The second strength of CPA is its focus on the grassroots. Much of CPA’s time and other resources are spent on organizing events like those recently held in Dayton, where the group can educate local citizens and opinion leaders where they live.
The event in Dayton was billed as the Dayton Economic Summit and was organized by local government, labor and industry leaders with CPA. Speakers included Clyde Prestowitz, founder and president of the Economic Strategy Institute and former counselor to the Secretary of Commerce in the Reagan Administration; Pat Choate, economist, author and in 1996 Ross Perot’s Reform Party vice presidential running mate; Charles Blum, president, IAS Group, and former State Department official and Assistant U.S. Trade Representative; Marlilyn Landis, president and CEO, Basic Business Concepts, and an expert in small business finance and lending issues; and, Buddy Roemer, former governor of Louisiana and current presidential candidate.
Prestowitz said that in the beginning of the Reagan Administration, the U.S. trade deficit was $21 billion annually and that it is now nearly $600 billion. “If we didn’t have a trade deficit, we would have hardly any unemployment,” Prestowitz concluded.
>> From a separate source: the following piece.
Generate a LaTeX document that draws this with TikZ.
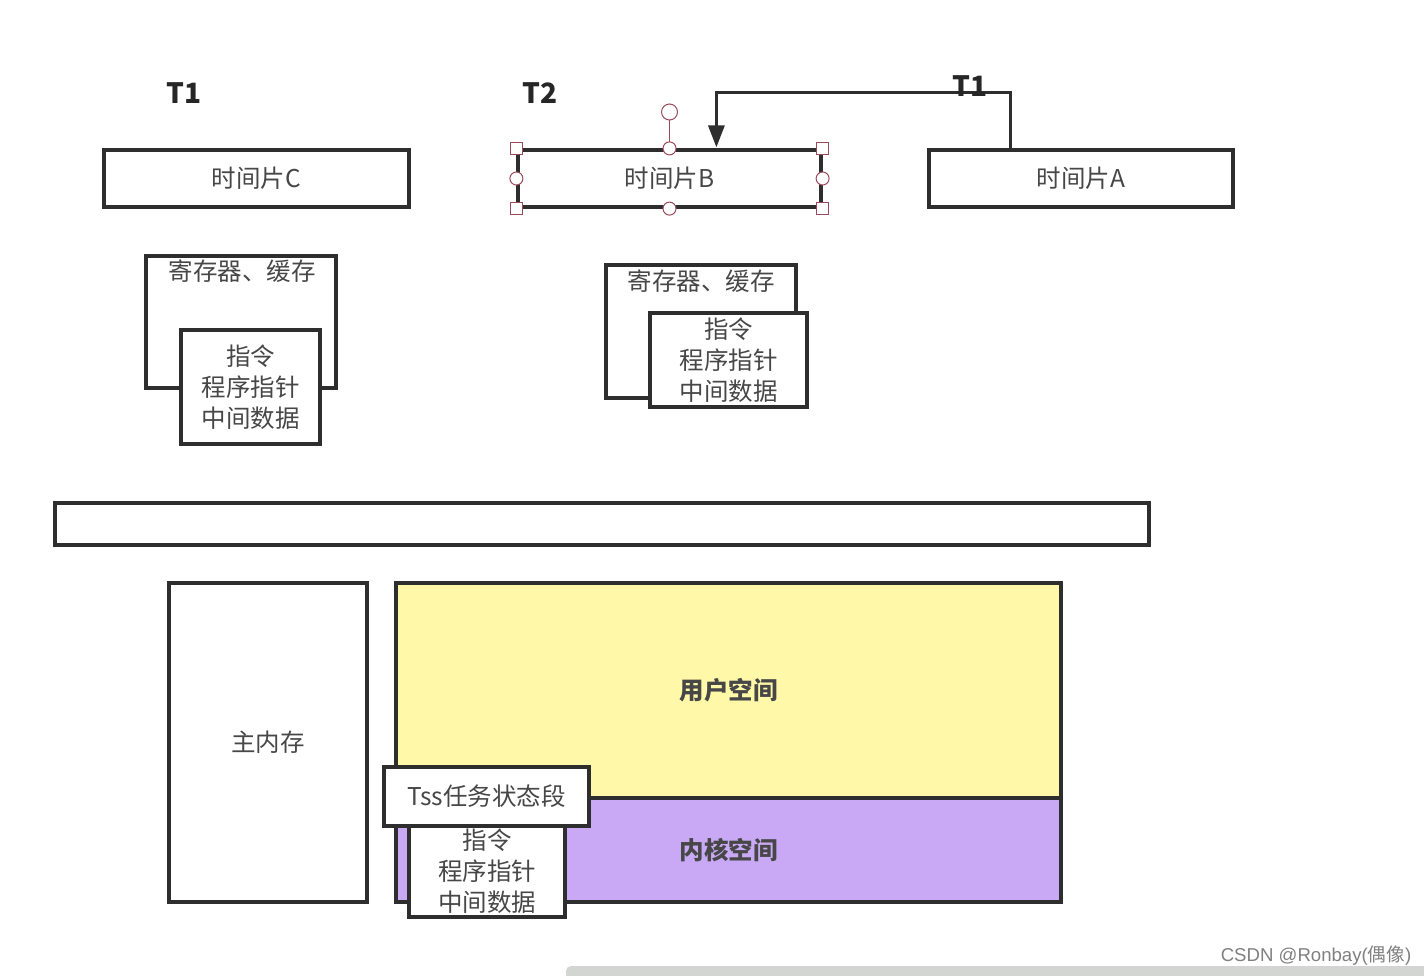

Prestowitz went on to describe the two over arching reasons that the U.S. trade deficit has exploded. He said that Americans have forgotten their own history and that we’re prone to embrace false doctrines for far too long. His historical point centered on the total lack of a U.S. industrial policy. He said that in the past when faced with competition from the likes of Great Britain and others, the U.S. government had leaders that pursued, “a concerted policy for 150 years” that occurred during a time of enormous American economic growth. He pointed out that the U.S. Navy was at one time a 50% shareholder of RCA Corp. and that government involvement in businesses was used to expedite innovation. In his experience at the Commerce Department in the early 1980s he recalled being at a meeting where officials discussed U.S. semiconductor industry leader complaints about Japanese dumping of chips onto the world markets and hurting U.S. business and manufacturing interests. The conversation, he said, turned to “why do we want a U.S. semiconductor industry?” rather than dealing with unfair trade practices and how the government could help. Federal officials need to adopt a whole new attitude and move toward a U.S. industrial policy.
Prestowitz said the second problem with U.S. policy makers is that, “It’s possible for smart people to embrace dumb ideas for a long time,” when referring to current U.S. trade policies and free trade agreements. He argues that due to currency manipulations, lax labor and safety standards, lack of respect for intellectual property and environmental regulation differences, the U.S. is not on a level playing field with so-called free trade partners and hasn’t been for decades.
Choate focused directly in on China, “Any company that is competing against a state champion is competing against the government of China.”
Choate’s point was that U.S. businesses dealing against Chinese firms are in fact competing against the entire country because many Chinese businesses are state-sponsored to one extent or the other. He said that, “We’ve made the assumption that the rest of the world wants free market capitalism,” but that it’s not the case and U.S. “free” trade policy is hurting the entire U.S. economy more than it’s helping selected businesses here at home.
Blum added taxes and currency manipulation to the discussion. “We’re not over taxed,” Blum said, “We’re very badly taxed.”
Blum pointed out that value added taxes adopted by nearly every other country in the world are used against U.S. goods and businesses abroad. He also said that Chinese devaluation of its currency gives their products a further 20 to 30% discount to American goods. He advocates – as well as the CPA as an organization – for passage of the currency manipulation bill currently languishing in the House of Representatives. (The U.S. Senate passed the bill in early October.) He also advocates for an overhaul of the U.S. tax system to be re-designed to be more competitive with the rest of the world.